Rejecting requests from an individual user who’s already accessed system APIs more than n times per second over a given period of time. This requires the system to meter the use of resources for each tenant or user running an application.
Disabling or degrading the functionality of selected nonessential services so that essential services can run unimpeded with sufficient resources.
Using load leveling to smooth the volume of activity. Or deferring operations being performed on behalf of lower priority applications or tenants.

Considerations:

Throttling should be considered early in the application design process.
Throttling must be performed quickly. The system must be capable of detecting an increase in activity and react accordingly. The system must also be able to revert to its original state quickly after the load has eased. This requires that the appropriate performance data is continually captured and monitored.

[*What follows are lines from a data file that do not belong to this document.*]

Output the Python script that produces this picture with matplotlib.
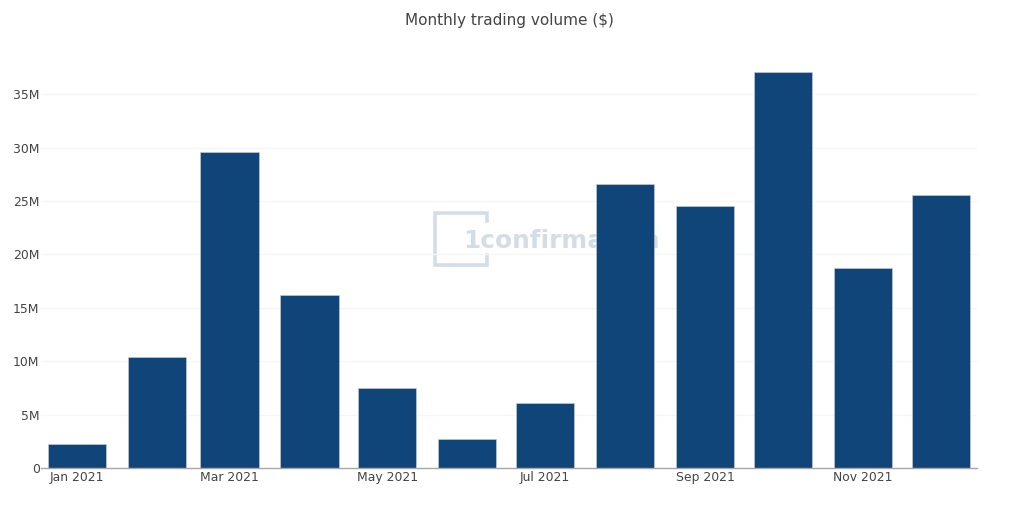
import matplotlib
matplotlib.use("Agg")
import matplotlib.pyplot as plt
import matplotlib.dates as mdates
from matplotlib.lines import Line2D
from datetime import datetime, timedelta

W = 1018
H = 509

months = ["2021-%02d-01" % m for m in range(1, 13)]
volume = [2.25, 10.35, 29.55, 16.2, 7.5, 2.72, 6.1, 26.6, 24.55, 37.1, 18.75, 25.6]
y_ticks = [0, 5, 10, 15, 20, 25, 30, 35]
y_labels = ["0", "5M", "10M", "15M", "20M", "25M", "30M", "35M"]
tick_months = ["2021-01-01", "2021-03-01", "2021-05-01", "2021-07-01", "2021-09-01", "2021-11-01"]

BLUE = "#104579"
TEXT = "#444444"
WMARK = "#d3dde7"

dates = [datetime.strptime(d, "%Y-%m-%d") for d in months]

fig = plt.figure(figsize=(W / 100, H / 100), dpi=100)
# axes placed in pixels, same as the plot area of the original
left, right, top, bottom = 41, 977, 52, 468
ax = fig.add_axes([left / W, 1 - bottom / H, (right - left) / W, (bottom - top) / H])

ax.bar(dates, volume, width=22.5, color=BLUE, edgecolor="#c9d3de", linewidth=0.4, zorder=3)

ax.set_xlim(dates[0] - timedelta(days=13.85), dates[-1] + timedelta(days=14.05))
ax.set_ylim(0, (bottom - top) / 10.68)

ax.set_yticks(y_ticks)
ax.set_yticklabels(y_labels)
ax.set_xticks([datetime.strptime(d, "%Y-%m-%d") for d in tick_months])
ax.xaxis.set_major_formatter(mdates.DateFormatter("%b %Y"))
ax.tick_params(axis="both", length=0, labelsize=8.95, labelcolor=TEXT)
ax.tick_params(axis="x", pad=2.3)
ax.tick_params(axis="y", pad=1)

ax.grid(axis="y", color="#f5f6f8", linewidth=1, zorder=0)
ax.grid(axis="x", visible=False)
for s in ["top", "right", "left"]:
    ax.spines[s].set_visible(False)
ax.spines["bottom"].set_color("#a8a8a8")
ax.spines["bottom"].set_linewidth(1)
ax.spines["bottom"].set_zorder(4)

fig.text(509 / W, 1 - 20 / H, "Monthly trading volume ($)", ha="center", va="center",
         fontsize=10.95, color=TEXT)

# watermark, sits over the grid but under the bars
px = [(487, 221), (487, 213), (435, 213), (435, 265), (487, 265), (487, 255)]
wm = Line2D([p[0] / W for p in px], [1 - p[1] / H for p in px], transform=fig.transFigure,
            color=WMARK, linewidth=2.6, solid_joinstyle="miter", zorder=1)
ax.add_artist(wm)
ax.text(463 / W, 1 - 241 / H, "1confirmation", transform=fig.transFigure, ha="left", va="center",
        fontsize=17.8, fontweight="bold", color=WMARK, zorder=1)

fig.savefig("out.png", dpi=100)
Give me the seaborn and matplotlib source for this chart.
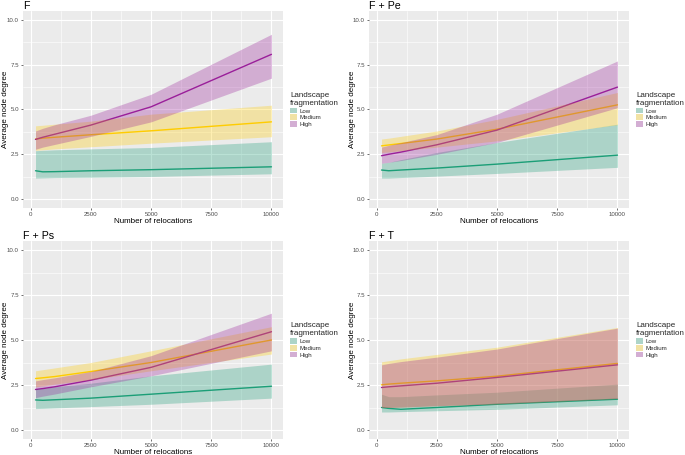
import numpy as np
import pandas as pd
import matplotlib
matplotlib.use("Agg")
import matplotlib.pyplot as plt
import seaborn as sns
from matplotlib.patches import Patch
from matplotlib.ticker import FixedLocator

# ---------------- data ----------------
relocations = [200, 500, 1000, 2500, 5000, 10000]
levels = ["Low", "Medium", "High"]
panel_titles = ["F", "F + Pe", "F + Ps", "F + T"]

# Panel F
f_low_mean = [1.58, 1.52, 1.53, 1.58, 1.64, 1.80]
f_low_lo = [1.17, 1.18, 1.20, 1.22, 1.26, 1.41]
f_low_hi = [2.70, 2.72, 2.75, 2.80, 2.88, 3.20]
f_med_mean = [3.35, 3.40, 3.45, 3.59, 3.81, 4.31]
f_med_lo = [2.72, 2.75, 2.80, 2.92, 3.12, 3.48]
f_med_hi = [4.09, 4.12, 4.18, 4.35, 4.74, 5.24]
f_high_mean = [3.33, 3.45, 3.62, 4.13, 5.15, 8.08]
f_high_lo = [2.78, 2.90, 3.05, 3.50, 4.31, 6.75]
f_high_hi = [3.80, 3.95, 4.15, 4.68, 5.85, 9.20]

# Panel F + Pe
pe_low_mean = [1.62, 1.58, 1.62, 1.73, 1.95, 2.45]
pe_low_lo = [1.17, 1.17, 1.20, 1.28, 1.43, 1.77]
pe_low_hi = [2.00, 2.05, 2.20, 2.60, 3.16, 4.18]
pe_med_mean = [2.97, 3.02, 3.10, 3.35, 3.90, 5.26]
pe_med_lo = [2.60, 2.63, 2.70, 2.90, 3.25, 4.15]
pe_med_hi = [3.35, 3.40, 3.50, 3.80, 4.45, 5.95]
pe_high_mean = [2.42, 2.50, 2.62, 3.03, 3.85, 6.25]
pe_high_lo = [2.00, 2.05, 2.15, 2.50, 3.16, 5.10]
pe_high_hi = [2.90, 3.00, 3.15, 3.60, 4.74, 7.71]

# Panel F + Ps
ps_low_mean = [1.67, 1.65, 1.68, 1.77, 1.99, 2.43]
ps_low_lo = [1.19, 1.20, 1.23, 1.30, 1.43, 1.77]
ps_low_hi = [2.27, 2.30, 2.40, 2.60, 3.01, 3.66]
ps_med_mean = [2.86, 2.90, 2.97, 3.25, 3.75, 5.00]
ps_med_lo = [2.40, 2.45, 2.55, 2.80, 3.29, 4.22]
ps_med_hi = [3.29, 3.35, 3.45, 3.75, 4.40, 5.74]
ps_high_mean = [2.25, 2.30, 2.40, 2.77, 3.48, 5.46]
ps_high_lo = [1.80, 1.88, 2.00, 2.40, 3.01, 4.40]
ps_high_hi = [2.73, 2.80, 2.90, 3.25, 4.13, 6.49]

# Panel F + T
t_low_mean = [1.25, 1.20, 1.15, 1.25, 1.43, 1.71]
t_low_lo = [1.00, 1.00, 1.02, 1.07, 1.15, 1.40]
t_low_hi = [1.99, 1.85, 1.85, 1.95, 2.10, 2.55]
t_med_mean = [2.51, 2.55, 2.60, 2.73, 2.99, 3.70]
t_med_lo = [1.25, 1.25, 1.27, 1.35, 1.45, 1.75]
t_med_hi = [3.79, 3.85, 3.95, 4.20, 4.60, 5.70]
t_high_mean = [2.36, 2.40, 2.45, 2.60, 2.92, 3.62]
t_high_lo = [1.25, 1.25, 1.27, 1.35, 1.45, 1.75]
t_high_hi = [3.62, 3.70, 3.80, 4.05, 4.50, 5.66]

x_ticks = [0, 2500, 5000, 7500, 10000]
x_tick_labels = ["0", "2500", "5000", "7500", "10000"]
y_ticks = [0.0, 2.5, 5.0, 7.5, 10.0]
y_tick_labels = ["0.0", "2.5", "5.0", "7.5", "10.0"]

panels = [
    [(f_low_mean, f_low_lo, f_low_hi), (f_med_mean, f_med_lo, f_med_hi), (f_high_mean, f_high_lo, f_high_hi)],
    [(pe_low_mean, pe_low_lo, pe_low_hi), (pe_med_mean, pe_med_lo, pe_med_hi), (pe_high_mean, pe_high_lo, pe_high_hi)],
    [(ps_low_mean, ps_low_lo, ps_low_hi), (ps_med_mean, ps_med_lo, ps_med_hi), (ps_high_mean, ps_high_lo, ps_high_hi)],
    [(t_low_mean, t_low_lo, t_low_hi), (t_med_mean, t_med_lo, t_med_hi), (t_high_mean, t_high_lo, t_high_hi)],
]

palette = {"Low": "#1B9E77", "Medium": "#FFCC00", "High": "#9A1F9A"}
ALPHA = 0.3
BG = "#EBEBEB"

# ---------------- style ----------------
sns.set_theme(style="darkgrid", rc={"axes.facecolor": BG, "grid.color": "white"})
plt.rcParams["font.family"] = ["Liberation Sans", "DejaVu Sans"]

W, H = 685, 455
fig = plt.figure(figsize=(W / 100, H / 100), dpi=100)
fig.patch.set_facecolor("white")

# panel rectangles in pixels (left, top, width, height)
rects = [(23, 11, 260, 197), (369, 11, 260, 197), (23, 241, 260, 198), (369, 241, 260, 198)]


def blend(c):
    r, g, b = matplotlib.colors.to_rgb(c)
    br, bg_, bb = matplotlib.colors.to_rgb(BG)
    return (ALPHA * r + (1 - ALPHA) * br, ALPHA * g + (1 - ALPHA) * bg_, ALPHA * b + (1 - ALPHA) * bb)


for (l, t, w, h), title, pdata in zip(rects, panel_titles, panels):
    ax = fig.add_axes([l / W, 1 - (t + h) / H, w / W, h / H])
    rows = []
    for lev, (m, lo, hi) in zip(levels, pdata):
        for xv, mv, lv, hv in zip(relocations, m, lo, hi):
            rows.append({"relocations": xv, "degree": mv, "lo": lv, "hi": hv, "level": lev})
    df = pd.DataFrame(rows)
    sns.lineplot(data=df, x="relocations", y="degree", hue="level", hue_order=levels,
                 palette=palette, ax=ax, legend=False, linewidth=1.0, zorder=2)
    for lev in levels:
        sub = df[df["level"] == lev]
        ax.fill_between(sub["relocations"], sub["lo"], sub["hi"], color=palette[lev],
                        alpha=ALPHA, linewidth=0, zorder=3)

    ax.set_xlim(-320, 10480)
    ax.set_ylim(-0.5, 10.5)
    ax.xaxis.set_major_locator(FixedLocator(x_ticks))
    ax.set_xticklabels(x_tick_labels)
    ax.yaxis.set_major_locator(FixedLocator(y_ticks))
    ax.set_yticklabels(y_tick_labels)
    ax.xaxis.set_minor_locator(FixedLocator([1250, 3750, 6250, 8750]))
    ax.yaxis.set_minor_locator(FixedLocator([1.25, 3.75, 6.25, 8.75]))
    ax.grid(which="major", color="white", linewidth=0.8)
    ax.grid(which="minor", color="white", linewidth=0.4)
    ax.set_axisbelow(True)
    for s in ax.spines.values():
        s.set_visible(False)
    ax.tick_params(axis="both", which="major", labelsize=4.4, labelcolor="#4D4D4D",
                   length=1.4, width=0.5, color="#333333", pad=1.6, bottom=True, left=True)
    ax.tick_params(axis="both", which="minor", length=0)
    ax.set_xlabel("Number of relocations", fontsize=5.8, labelpad=0.8, color="black")
    ax.set_ylabel("Average node degree", fontsize=5.8, color="black")
    # y label right edge at ~9 px from the panel's figure-left side
    ax.yaxis.set_label_coords((9.5 - l) / w + 0.0 if False else (9.5 - 23) / w, 0.5)
    ax.set_title(title, loc="left", fontsize=7.7, pad=1.3, color="black")

    handles = [Patch(facecolor=blend(palette[lev]), edgecolor="none") for lev in levels]
    ax.legend(handles, levels, title="Landscape\nfragmentation", loc="center left",
              bbox_to_anchor=(1.027, 0.5), frameon=False, fontsize=4.4, title_fontsize=5.8,
              handlelength=1.15, handleheight=1.1, handletextpad=0.45, labelspacing=0.12,
              borderpad=0, borderaxespad=0, alignment="left")

fig.savefig("out.png", dpi=100, facecolor="white")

If a service needs to temporarily deny a user request, it should return a specific error code so the client application understands that the reason for the refusal to perform an operation is due to throttling. The client application can wait for a period before retrying the request.
Throttling can be used as a temporary measure while a system autoscales. In some cases it’s better to simply throttle, rather than to scale, if a burst in activity is sudden and isn’t expected to be long lived. But if resource demands grow very quickly, the system might not be able to continue functioning.